Again, these actions were blamed on the BBC’s objective of finding a scapegoat, as well as the communications team trying to present the information to the outside world in the best way possible.

Dismissal hearing

Linwood told the tribunal his internal dismissal hearing was a “sham” and that the outcome was predetermined. And the tribunal agreed, deeming the way the BBC dismissed him as unfair, calling the proceedings “wholly inadequate”.

The tribunal concluded unanimously that the BBC did not conduct a reasonable investigation into Linwood’s misconduct, and that the failure to close the DMI project was not enough justification.

HR director Clare Dyer took over from Coles as an impartial person to conduct the disciplinary hearing, but the tribunal noted that Dyer had handled only 11 dismissals in her HR career and sometimes appeared overwhelmed by the proceedings, not reading some of the key documentation and focusing only on the witnesses.
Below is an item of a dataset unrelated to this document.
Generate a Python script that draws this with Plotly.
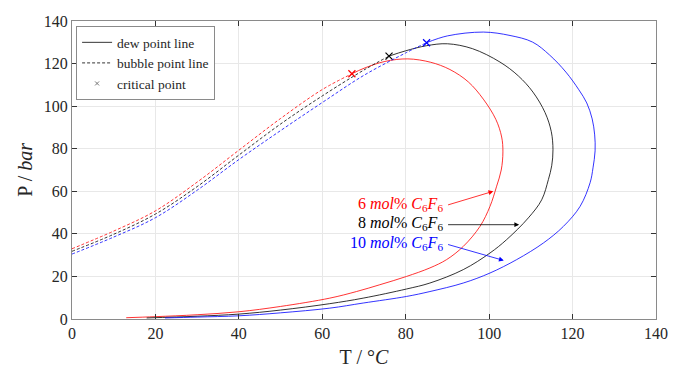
import plotly.graph_objects as go

# ---- data ----
compositions = ["6", "8", "10"]
colors = ["#ff0000", "#000000", "#0000ff"]

bubble_T_6 = [0, 10, 20, 30, 40, 50, 60, 67.1]
bubble_P_6 = [33.0, 41.3, 50.8, 64.3, 79.3, 94.2, 107.8, 115.2]
bubble_T_8 = [0, 10, 20, 30, 40, 50, 60, 70, 76.0]
bubble_P_8 = [31.8, 39.8, 49.3, 62.2, 77.0, 91.6, 104.8, 117.0, 123.5]
bubble_T_10 = [0, 10, 20, 30, 40, 50, 60, 70, 80, 85.0]
bubble_P_10 = [30.5, 38.5, 47.6, 60.5, 74.9, 88.5, 101.7, 114.5, 125.0, 129.8]

dew_T_6 = [67.1, 70, 75, 80.5, 86, 90.6, 95, 98.6, 101.6, 103.0, 103.3, 102.9, 101.8, 100.2, 97.8, 93.8, 89.8, 85.8, 80.2, 73.8, 68.2, 61.8, 50, 40, 30, 20, 13]
dew_P_6 = [115.2, 117.8, 121.0, 122.2, 120.6, 117.2, 111.4, 103.3, 93.8, 85.5, 78.5, 70.0, 62.4, 52.9, 43.5, 34.1, 27.9, 24.0, 20.0, 16.1, 12.9, 9.8, 5.9, 3.4, 2.0, 1.1, 0.6]
dew_T_8 = [76.0, 80, 85, 90, 96, 102.6, 107, 110.5, 113.4, 114.9, 115.3, 115.0, 114.2, 112.6, 109.4, 104.2, 100.2, 93.8, 85.8, 80.2, 69.8, 61.8, 50, 40, 30, 17.9]
dew_P_8 = [123.5, 126.0, 128.4, 129.3, 127.0, 120.7, 114.2, 106.6, 97.0, 88.0, 79.5, 72.0, 65.5, 56.0, 47.5, 37.3, 31.0, 23.2, 16.9, 14.1, 9.8, 7.2, 4.2, 2.3, 1.3, 0.5]
dew_T_10 = [85.0, 90, 98.6, 105, 110.4, 114.5, 118.4, 121.5, 123.4, 124.7, 125.3, 125.4, 124.9, 124.2, 121.8, 117.8, 113.0, 106.6, 100.2, 93.8, 85.8, 80.2, 69.8, 61.8, 50, 40, 30, 22.3]
dew_P_10 = [129.8, 133.0, 134.8, 133.2, 130.1, 124.0, 116.0, 107.7, 101.5, 94.0, 86.5, 79.0, 71.0, 64.0, 52.9, 43.5, 35.7, 27.9, 21.6, 16.9, 12.9, 10.6, 7.5, 5.1, 2.9, 1.5, 0.9, 0.5]

crit_T = [67.1, 76.0, 85.0]
crit_P = [115.2, 123.5, 129.8]

label_T = [89.4, 89.4, 89.4]
label_P = [53.9, 45.0, 35.4]
arrow_tail_T = [89.8, 89.8, 89.8]
arrow_tail_P = [53.4, 44.3, 35.2]
arrow_head_T = [101.0, 107.2, 103.5]
arrow_head_P = [60.0, 44.3, 27.5]

x_ticks = [0, 20, 40, 60, 80, 100, 120, 140]
y_ticks = [0, 20, 40, 60, 80, 100, 120, 140]

FONT = "Liberation Serif, Times New Roman, DejaVu Serif, serif"
bubbles = [(bubble_T_6, bubble_P_6), (bubble_T_8, bubble_P_8), (bubble_T_10, bubble_P_10)]
dews = [(dew_T_6, dew_P_6), (dew_T_8, dew_P_8), (dew_T_10, dew_P_10)]

fig = go.Figure()
for i in range(3):
    bt, bp = bubbles[i]
    dt, dp = dews[i]
    fig.add_trace(go.Scatter(x=bt, y=bp, mode="lines", showlegend=False,
                             line=dict(color=colors[i], width=0.8, dash="3px,2px", shape="spline", smoothing=1.0)))
    fig.add_trace(go.Scatter(x=dt, y=dp, mode="lines", showlegend=False,
                             line=dict(color=colors[i], width=0.8, shape="spline", smoothing=1.0)))
    fig.add_trace(go.Scatter(x=[crit_T[i]], y=[crit_P[i]], mode="markers", showlegend=False,
                             marker=dict(symbol="x-thin", size=7, line=dict(color=colors[i], width=1.2))))

# legend-only entries
fig.add_trace(go.Scatter(x=[None], y=[None], mode="lines", name="dew point line",
                         line=dict(color="#000000", width=0.8)))
fig.add_trace(go.Scatter(x=[None], y=[None], mode="lines", name="bubble point line",
                         line=dict(color="#000000", width=0.8, dash="3px,2px")))
fig.add_trace(go.Scatter(x=[None], y=[None], mode="markers", name="critical point",
                         marker=dict(symbol="x-thin", size=4, line=dict(color="#777777", width=1))))

for i in range(3):
    txt = f"{compositions[i]} <i>mol</i>% <i>C</i><sub>6</sub><i>F</i><sub>6</sub>"
    fig.add_annotation(x=label_T[i], y=label_P[i], text=txt, showarrow=False,
                       xanchor="right", yanchor="middle",
                       font=dict(family=FONT, size=16, color=colors[i]))
    fig.add_annotation(x=arrow_head_T[i], y=arrow_head_P[i], ax=arrow_tail_T[i], ay=arrow_tail_P[i],
                       axref="x", ayref="y", xref="x", yref="y", text="", showarrow=True,
                       arrowhead=2, arrowsize=1.2, arrowwidth=0.8, arrowcolor=colors[i], standoff=0)

# y-axis title placed as a rotated annotation for precise positioning
fig.add_annotation(xref="paper", yref="paper", x=-0.081, y=0.5, text="P / <i>bar</i>",
                   textangle=-90, showarrow=False, xanchor="center", yanchor="middle",
                   font=dict(family=FONT, size=20, color="#262626"))

axis_common = dict(showgrid=True, gridcolor="#e8e8e8", gridwidth=1, zeroline=False,
                   showline=True, linecolor="#8a8a8a", linewidth=1, mirror="ticks",
                   ticks="inside", ticklen=5, tickcolor="#333333", tickwidth=1, automargin=False,
                   tickfont=dict(family=FONT, size=16, color="#262626"))

fig.update_xaxes(range=[0, 140], tickvals=x_ticks, **axis_common,
                 title=dict(text="T / °<i>C</i>", font=dict(family=FONT, size=20, color="#262626")))
fig.update_yaxes(range=[0, 140], tickvals=y_ticks, **axis_common)

fig.update_layout(
    width=673, height=368,
    margin=dict(l=72, r=17, t=21, b=49),
    plot_bgcolor="white", paper_bgcolor="white",
    font=dict(family=FONT, color="#262626"),
    legend=dict(x=0.007, y=0.983, xanchor="left", yanchor="top",
                bgcolor="white", bordercolor="#8a8a8a", borderwidth=1,
                font=dict(family=FONT, size=13.5, color="#262626"),
                tracegroupgap=0, itemwidth=30),
)

fig.write_html("out.html")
The tribunal suggested Dyer needed to seek accountability for the project’s failure, but that she could not separate finding someone to blame for the DMI from Linwood’s personal liability for gross misconduct.

“She wanted to remain focused on the ‘big picture’ rather than the detail,” the tribunal concluded. “She appeared to regard the detail and the documents as a tiresome and unduly time-consuming distraction from the task in hand.”

Take responsibility

During Linwood’s dismissal procedure, other witnesses told Dyer that Linwood was not the only person who should take responsibility, but Linwood was the only person to defend the project’s technology viability, which led to his dismissal.

The BBC has stated that it believed it acted responsibly at the time, and it is disappointed with the outcome of the tribunal.

But Linwood was not completely cleared of blame. The tribunal said he had contributed 15% to his own dismissal, for denying all responsibility for anything other than the technology, which the tribunal found to be unrealistic (5%), and the fact that he was part of the steering group and naturally bore a share of the responsibility (10%).  

Linwood has not claimed to bear no responsibility for the failure of DMI, just that he should not have been made the only “fall guy”. 

This case might be seen as an illustration of how today's business leaders need to take ownership of major IT projects and develop a close working relationship with those in charge of the technology, so that any problems can be detected quickly and steps taken before a culture of blame can develop.